Wednesday, 1 July 2015

The Girls


 

We've been called many things: freaks, horrors, monsters, devils, witches, retards, wonders, marvels. To most, we're a curiosity. In small-town Leaford, where we live and work, we're just “The Girls”.

 


Rose and Ruby Darlen are 29, and the world's oldest surviving craniopagus (conjoined at the head) twins. When an aneurysm in Rose's brain provides the sisters with a deadline, Rose decides to finally write her autobiography, and although Ruby has never been interested in writing, she is cajoled into a penning a few chapters herself. The Girls is the fictionalised memoir that results.

Born during a once-in-a-generation tornado to a teen Mom who immediately disappears, the girls are adopted by the nurse who attended their birth, Aunt Lovey, and her larger-than-life immigrant husband, Uncle Stash. Although technically identical twins, the sisters are a study in contrasts: Rose is tall and fully formed, but due to a stretching effect where her head meets Ruby's, her “features are misshapen and frankly grotesque”. Ruby has a beautiful face but stunted legs and club feet, resulting in her spending her entire life clinging to Rose's neck and waist like a carried child. Rose loves writing and watching sports, while Ruby likes trashy TV and searching for Native artefacts in the fields of the family farm. Since their faces are turned slightly away from one another, they can only talk face-to-face with a series of mirrors, and their differing perspectives are evident in everything they write about.

And that's the most interesting part of this book – the format. Rose – who has always processed her experiences through writing poems and short stories – begins like this:

I have never looked into my sister's eyes. I have never bathed alone. I have never stood in the grass at night and raised my arms to a beguiling moon. I've never used an airplane bathroom. Or worn a hat. Or been kissed like that. I've never driven a car. Or slept through the night. Never a private talk. Or solo walk. I've never climbed a tree. Or faded into a crowd. So many things I've never done, but oh, how I've been loved. And, if such things were to be, I'd live a thousand lives as me, to be loved so exponentially.
On the other hand, Ruby doesn't think of herself as a writer, so her voice is chatty and unpolished. At one point she even says, “I hate when Rose talks the way she writes. She can sound so pretentious.” Both sisters – who have agreed not to show each other what they're writing until the project is finished – muse about the nature of memoirs and try to guess what the other is focussing on. It was always interesting to read their different perspectives on the same events and funny to imagine Ruby trying to plan a surprise party for Rose for their upcoming 30th birthday. There are many, many anecdotes (spanning generations) captured in these pages – with Rose trying to form them into a story arc and Ruby writing mainly in the present – and all together, it paints a portrait of extraordinary people who have lived ordinary (and more than you'd think, separate) lives, complete with the worrying about aging parents, yearning for romantic love, and searching for a way to leave a mark on the world that we all experience.

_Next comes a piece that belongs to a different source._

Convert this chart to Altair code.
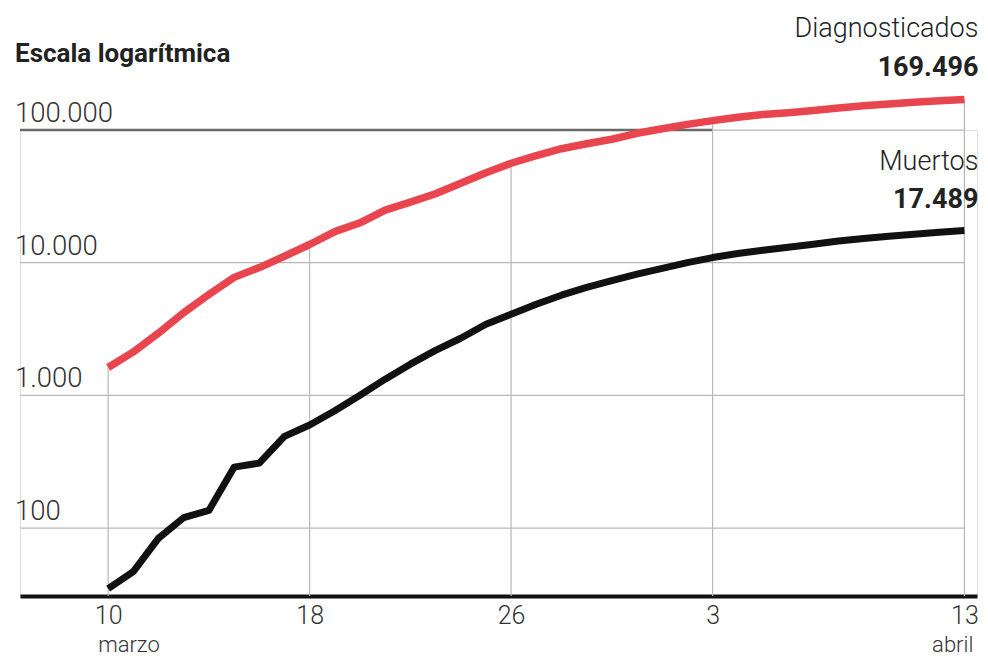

By the end of The Girls, with the mounting ill effects of the aneurysm affecting their ability to write and otherwise get around, the book becomes more introspective; whereas at first Rose was anxious to finish a polished and publishable manuscript, in the end, she accepted that creating art for its own sake is oftentimes enough. After rereading her beginning paragraph, Rose amends:

I have never looked into my sister's eyes, but I've seen inside her soul. I have never worn a hat, but I have been kissed like that. I have never raised both arms at once, but the moon beguiled me still. Sleep is for suckers. I like the bus just fine. And though I've never climbed a tree, I've scaled a mountain, and that's a hell of a thing.
Author Lori Lansens pulled off a tricky effect here: the reader empathises with the twins without ever feeling sorry for them; they are real – and separate – women, simply trying to record their lives (and the lives of those they've loved) as the aneurysm ticks away. And if an autobiography of conjoined twins isn't interesting enough, the differing points of view, divergent memories, and the insight into the writing process elevates this book to the literary. I thoroughly enjoyed The Girls.




I got an email from the library last week, saying that since I was in their literature course last summer, I might be interested in a similar upcoming event: They are bringing in a professor to lead a discussion about a series of Canadian books (many of which I've already read) in the hopes that the participants would eventually create their own little reading group along the same lines, using library facilities as they choose. I was interested until I googled the part of the email I didn't understand: Third Age Learning. As that apparently means "for senior citizens", that isn't for me -- yet -- but it did prompt me to pick up this book. Too bad I'll never know what the Lit Prof has to say about it.